The exotic tendrils of airplants might be the most unusual decoration on your tree this year.

By Kristin Belz December 20, 2011


It looks alive, and it is: an air plant ornament dangles daringly at Emerald Petals.

Christmas tree ornaments are intended to inspire and delight – and indeed, the usual red balls, white snowflakes and angels, golden bells and twinkling lights do add sparkle and color to a Christmas tree. But do they literally add life? The air plant ornament does.

This seems to be the year for air plants, those exotic tendrilly creature-like plants that subsist on little more than air. Light as a feather, and not needing to be fed by soil, they can dangle delicately from a hanging planter. And if they’re small enough (most of them are), they make a perfect addition to the holiday tree.

Their official name is Tillandsia, which seems much more appropriate for such exquisite natural creations. Emerald Petals (the "eco-florist" on Mississippi Avenue in Portland) has some beauties. Some (see photo) have winding wiry green tendrils that look like they might reach out and grab you. Definitely not your grandma’s Christmas ornament.

The various shapes and sizes of Tillandsia can nestle into little shells or globes or bits of tree branches; dangle them by a window after the hoiiday tree has been dismantled. Two great sources for air plants to assemble on your own into a Christmas creation are Paxton Gate and Garden Fever. Most plants are between $4 and $12.

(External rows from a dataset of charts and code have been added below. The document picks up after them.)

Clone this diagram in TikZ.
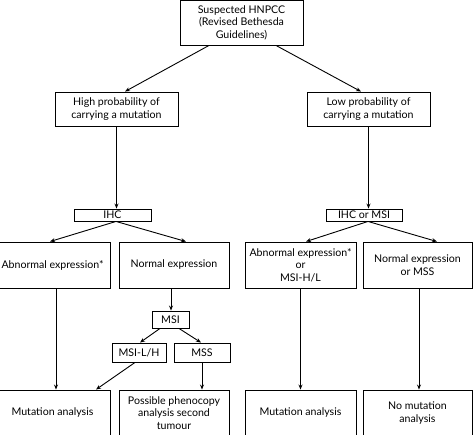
\documentclass[tikz,border=0pt]{standalone}
\usepackage{fontspec}
\setmainfont{Lato}
\usepackage{tikz}
\usetikzlibrary{arrows.meta}

\begin{document}
\begin{tikzpicture}[x=1pt, y=-1pt, line width=0.9pt, every node/.style={font=\fontsize{10.6}{12.5}\selectfont},
	box/.style={draw, rectangle, inner sep=0pt, align=center},
	arr/.style={-{Stealth[length=5pt,width=4pt]}},]
\useasboundingbox (0,0) rectangle (474,435);
\clip (0,0) rectangle (474,435);
\node[box, minimum width=123pt, minimum height=44.5pt] (susp) at (241.5,22.75) {Suspected HNPCC\\(Revised Bethesda\\Guidelines)};
\node[box, minimum width=123pt, minimum height=34pt] (high) at (116.5,109) {High probability of\\carrying a mutation};
\node[box, minimum width=123pt, minimum height=34pt] (low) at (368.5,109) {Low probability of\\carrying a mutation};
\node[box, minimum width=77pt, minimum height=12pt] (ihc) at (112.5,215) {IHC};
\node[box, minimum width=76pt, minimum height=12pt] (ihcmsi) at (364,215) {IHC or MSI};
\node[box, minimum width=115pt, minimum height=46pt] (abnL) at (52.5,265) {Abnormal expression*};
\node[box, minimum width=110pt, minimum height=46pt] (normL) at (174,265) {Normal expression};
\node[box, minimum width=111pt, minimum height=46pt] (abnR) at (300.5,265) {Abnormal expression*\\or\\MSI-H/L};
\node[box, minimum width=109pt, minimum height=46pt] (normR) at (417.5,265) {Normal expression\\or MSS};
\node[box, minimum width=37pt, minimum height=17pt] (msi) at (170.5,319.5) {MSI};
\node[box, minimum width=54pt, minimum height=19pt] (msilh) at (139,352.5) {MSI-L/H};
\node[box, minimum width=56pt, minimum height=19pt] (mss) at (202,352.5) {MSS};
\node[box, minimum width=115pt, minimum height=46pt] (mutL) at (52.5,413) {Mutation analysis};
\node[box, minimum width=110pt, minimum height=46pt] (pheno) at (174,413) {Possible phenocopy\\analysis second\\tumour};
\node[box, minimum width=111pt, minimum height=46pt] (mutR) at (300.5,413) {Mutation analysis};
\node[box, minimum width=109pt, minimum height=46pt] (nomut) at (417.5,413) {No mutation\\analysis};

\draw[arr] ([xshift=-32.5pt]susp.south) -- ([xshift=8.5pt]high.north);
\draw[arr] ([xshift=34.5pt]susp.south) -- ([xshift=-7.5pt]low.north);
\draw[arr] (high.south) -- (high.south |- ihc.north);
\draw[arr] (low.south) -- (low.south |- ihcmsi.north);
\draw[arr] ([xshift=3.5pt]ihc.south) -- ([xshift=-2.5pt]abnL.north);
\draw[arr] ([xshift=3.5pt]ihc.south) -- ([xshift=12pt]normL.north);
\draw[arr] ([xshift=4pt]ihcmsi.south) -- ([xshift=5.5pt]abnR.north);
\draw[arr] ([xshift=4pt]ihcmsi.south) -- ([xshift=19.5pt]normR.north);
\draw[arr] ([xshift=3.5pt]abnL.south) -- ([xshift=3.5pt]mutL.north);
\draw[arr] ([xshift=-3pt]normL.south) -- ([xshift=-3pt]normL.south |- msi.north);
\draw[arr] ([xshift=-10.5pt]msi.south) -- ([xshift=1pt]msilh.north);
\draw[arr] ([xshift=8.5pt]msi.south) -- ([xshift=-1pt]mss.north);
\draw[arr] ([xshift=-4pt]msilh.south) -- ([xshift=43.5pt]mutL.north);
\draw[arr] (mss.south) -- (mss.south |- pheno.north);
\draw[arr] (abnR.south) -- (abnR.south |- mutR.north);
\draw[arr] ([xshift=1.5pt]normR.south) -- ([xshift=1.5pt]nomut.north);
\end{tikzpicture}
\end{document}
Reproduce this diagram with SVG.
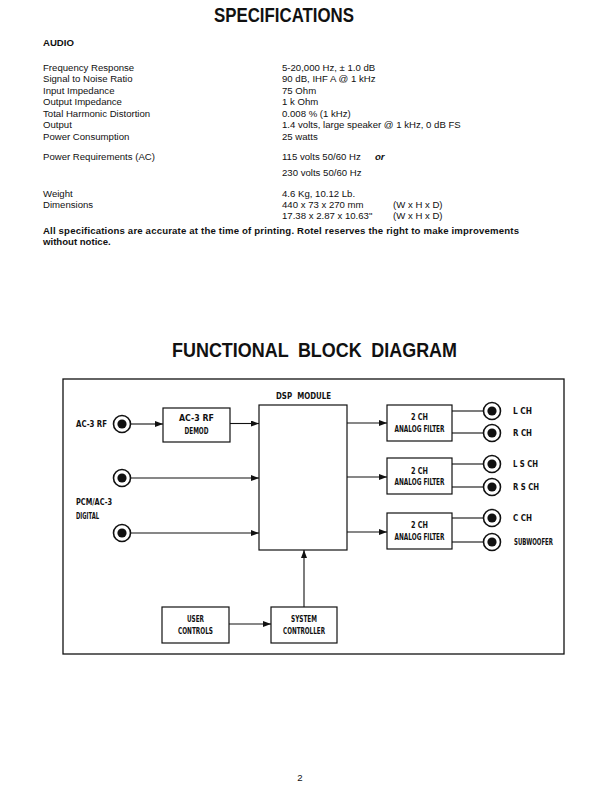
<svg xmlns="http://www.w3.org/2000/svg" width="611" height="791" viewBox="0 0 611 791">
<defs>
<style>
.t{font-family:"Liberation Sans",Arial,sans-serif;font-size:9.6px;fill:#111}
.b{font-weight:bold}
.h{font-family:"Liberation Sans",Arial,sans-serif;font-size:19.5px;font-weight:bold;fill:#111}
.d{font-family:"DejaVu Sans Condensed","DejaVu Sans","Liberation Sans",sans-serif;font-stretch:condensed;font-size:9px;font-weight:bold;fill:#111}
.box{fill:#fff;stroke:#111;stroke-width:1.2}
.ln{stroke:#111;stroke-width:1.1;fill:none}
.jo{fill:#fff;stroke:#111;stroke-width:1.6}
.ji{fill:#111}
</style>
<marker id="ar" viewBox="0 0 8 6" refX="8" refY="3" markerWidth="8" markerHeight="6" markerUnits="userSpaceOnUse" orient="auto">
<path d="M0,0 L8,3 L0,6 z" fill="#111"/>
</marker>
</defs>
<rect width="611" height="791" fill="#fff"/>

<g id="specs">
<text class="h" x="284" y="22" text-anchor="middle" textLength="140" lengthAdjust="spacingAndGlyphs">SPECIFICATIONS</text>
<text class="t b" x="43" y="46">AUDIO</text>
<text class="t" x="43" y="70.5">Frequency Response</text>
<text class="t" x="43" y="82">Signal to Noise Ratio</text>
<text class="t" x="43" y="93.5">Input Impedance</text>
<text class="t" x="43" y="105">Output Impedance</text>
<text class="t" x="43" y="116.5">Total Harmonic Distortion</text>
<text class="t" x="43" y="128">Output</text>
<text class="t" x="43" y="139.5">Power Consumption</text>
<text class="t" x="282" y="70.5">5-20,000 Hz, ± 1.0 dB</text>
<text class="t" x="282" y="82">90 dB, IHF A @ 1 kHz</text>
<text class="t" x="282" y="93.5">75 Ohm</text>
<text class="t" x="282" y="105">1 k Ohm</text>
<text class="t" x="282" y="116.5">0.008 % (1 kHz)</text>
<text class="t" x="282" y="128">1.4 volts, large speaker @ 1 kHz, 0 dB FS</text>
<text class="t" x="282" y="139.5">25 watts</text>
<text class="t" x="43" y="160">Power Requirements (AC)</text>
<text class="t" x="282" y="160">115 volts 50/60 Hz</text>
<text class="t b" x="375" y="160" font-style="italic">or</text>
<text class="t" x="282" y="175.5">230 volts 50/60 Hz</text>
<text class="t" x="43" y="196.5">Weight</text>
<text class="t" x="43" y="207.5">Dimensions</text>
<text class="t" x="282" y="196.5">4.6 Kg, 10.12 Lb.</text>
<text class="t" x="282" y="207.5">440 x 73 x 270 mm</text>
<text class="t" x="393" y="207.5">(W x H x D)</text>
<text class="t" x="282" y="219">17.38 x 2.87 x 10.63"</text>
<text class="t" x="393" y="219">(W x H x D)</text>
<text class="t b" x="43" y="234" textLength="476" lengthAdjust="spacing">All specifications are accurate at the time of printing. Rotel reserves the right to make improvements</text>
<text class="t b" x="43" y="244.5">without notice.</text>
</g>

<text class="h" x="314.5" y="357" text-anchor="middle" word-spacing="5" textLength="285" lengthAdjust="spacingAndGlyphs">FUNCTIONAL BLOCK DIAGRAM</text>

<g id="frame"><rect x="63" y="379" width="501" height="275" fill="none" stroke="#111" stroke-width="1.3"/></g>

<g id="connectors">
<line class="ln" x1="131" y1="424" x2="163" y2="424" marker-end="url(#ar)"/>
<line class="ln" x1="230" y1="423.5" x2="259" y2="423.5" marker-end="url(#ar)"/>
<line class="ln" x1="131" y1="478" x2="259" y2="478" marker-end="url(#ar)"/>
<line class="ln" x1="131" y1="533" x2="259" y2="533" marker-end="url(#ar)"/>
<line class="ln" x1="347" y1="423" x2="387" y2="423" marker-end="url(#ar)"/>
<line class="ln" x1="347" y1="477" x2="387" y2="477" marker-end="url(#ar)"/>
<line class="ln" x1="347" y1="532" x2="387" y2="532" marker-end="url(#ar)"/>
<line class="ln" x1="452" y1="411" x2="483.5" y2="411"/>
<line class="ln" x1="452" y1="433" x2="483.5" y2="433"/>
<line class="ln" x1="452" y1="464" x2="483.5" y2="464"/>
<line class="ln" x1="452" y1="487" x2="483.5" y2="487"/>
<line class="ln" x1="452" y1="518" x2="483.5" y2="518"/>
<line class="ln" x1="452" y1="542" x2="483.5" y2="542"/>
<line class="ln" x1="229" y1="624" x2="271" y2="624" marker-end="url(#ar)"/>
<line class="ln" x1="304" y1="607" x2="304" y2="550" marker-end="url(#ar)"/>
</g>

<g id="jack-ac3rf"><circle class="jo" cx="122" cy="424" r="8.5"/><circle class="ji" cx="122" cy="424" r="4.6"/>
<text class="d" x="76" y="427" textLength="31" lengthAdjust="spacingAndGlyphs">AC-3 RF</text></g>
<g id="jack-digital1"><circle class="jo" cx="122" cy="478" r="8.5"/><circle class="ji" cx="122" cy="478" r="4.6"/></g>
<g id="label-digital">
<text class="d" x="76" y="505" textLength="36" lengthAdjust="spacingAndGlyphs">PCM/AC-3</text>
<text class="d" x="76" y="519" textLength="23" lengthAdjust="spacingAndGlyphs">DIGITAL</text></g>
<g id="jack-digital2"><circle class="jo" cx="122" cy="533" r="8.5"/><circle class="ji" cx="122" cy="533" r="4.6"/></g>

<g id="demod"><rect class="box" x="163" y="408" width="67" height="34"/>
<text class="d" x="196.5" y="421" text-anchor="middle" textLength="35" lengthAdjust="spacingAndGlyphs">AC-3 RF</text>
<text class="d" x="196.5" y="434" text-anchor="middle" textLength="24" lengthAdjust="spacingAndGlyphs">DEMOD</text></g>

<g id="dsp"><rect class="box" x="259" y="405" width="88" height="145"/>
<text class="d" x="303.5" y="399" text-anchor="middle" word-spacing="3" textLength="55" lengthAdjust="spacingAndGlyphs">DSP MODULE</text></g>

<g id="filter1"><rect class="box" x="387" y="405" width="65" height="36"/>
<text class="d" x="419.5" y="420" text-anchor="middle" textLength="17" lengthAdjust="spacingAndGlyphs">2 CH</text>
<text class="d" x="419.5" y="432" text-anchor="middle" textLength="50" lengthAdjust="spacingAndGlyphs">ANALOG FILTER</text></g>
<g id="filter2"><rect class="box" x="387" y="458" width="65" height="36"/>
<text class="d" x="419.5" y="474" text-anchor="middle" textLength="17" lengthAdjust="spacingAndGlyphs">2 CH</text>
<text class="d" x="419.5" y="485" text-anchor="middle" textLength="50" lengthAdjust="spacingAndGlyphs">ANALOG FILTER</text></g>
<g id="filter3"><rect class="box" x="387" y="513" width="65" height="36"/>
<text class="d" x="419.5" y="528" text-anchor="middle" textLength="17" lengthAdjust="spacingAndGlyphs">2 CH</text>
<text class="d" x="419.5" y="540" text-anchor="middle" textLength="50" lengthAdjust="spacingAndGlyphs">ANALOG FILTER</text></g>

<g id="out-lch"><circle class="jo" cx="492" cy="411" r="8.5"/><circle class="ji" cx="492" cy="411" r="4.6"/>
<text class="d" x="513" y="414" textLength="19" lengthAdjust="spacingAndGlyphs">L CH</text></g>
<g id="out-rch"><circle class="jo" cx="492" cy="433" r="8.5"/><circle class="ji" cx="492" cy="433" r="4.6"/>
<text class="d" x="513" y="436" textLength="19" lengthAdjust="spacingAndGlyphs">R CH</text></g>
<g id="out-lsch"><circle class="jo" cx="492" cy="464" r="8.5"/><circle class="ji" cx="492" cy="464" r="4.6"/>
<text class="d" x="513" y="467" textLength="25" lengthAdjust="spacingAndGlyphs">L S CH</text></g>
<g id="out-rsch"><circle class="jo" cx="492" cy="487" r="8.5"/><circle class="ji" cx="492" cy="487" r="4.6"/>
<text class="d" x="513" y="490" textLength="26" lengthAdjust="spacingAndGlyphs">R S CH</text></g>
<g id="out-cch"><circle class="jo" cx="492" cy="518" r="8.5"/><circle class="ji" cx="492" cy="518" r="4.6"/>
<text class="d" x="513" y="521" textLength="19" lengthAdjust="spacingAndGlyphs">C CH</text></g>
<g id="out-sub"><circle class="jo" cx="492" cy="542" r="8.5"/><circle class="ji" cx="492" cy="542" r="4.6"/>
<text class="d" x="514" y="545" textLength="39" lengthAdjust="spacingAndGlyphs">SUBWOOFER</text></g>

<g id="user-controls"><rect class="box" x="162" y="607" width="67" height="36"/>
<text class="d" x="195.5" y="622" text-anchor="middle" textLength="17" lengthAdjust="spacingAndGlyphs">USER</text>
<text class="d" x="195.5" y="634" text-anchor="middle" textLength="35" lengthAdjust="spacingAndGlyphs">CONTROLS</text></g>
<g id="system-controller"><rect class="box" x="271" y="607" width="66" height="36"/>
<text class="d" x="304" y="622" text-anchor="middle" textLength="26" lengthAdjust="spacingAndGlyphs">SYSTEM</text>
<text class="d" x="304" y="634" text-anchor="middle" textLength="42" lengthAdjust="spacingAndGlyphs">CONTROLLER</text></g>

<text class="t" x="300" y="781" text-anchor="middle" font-size="10">2</text>
</svg>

To thrive over time, they do take some care – a spritz of water and even a little soak occasionally will keep them alive. See the Air Plant City website for the information you’ll need to be a good caretaker.

On a related note, air plants are riding the tide of terrarium popularity: check out the new book by Portland Monthly Plantwise blogger Kate Bryant, Terrarium Craft. The New York Times has named it one of the most notable books of 2011.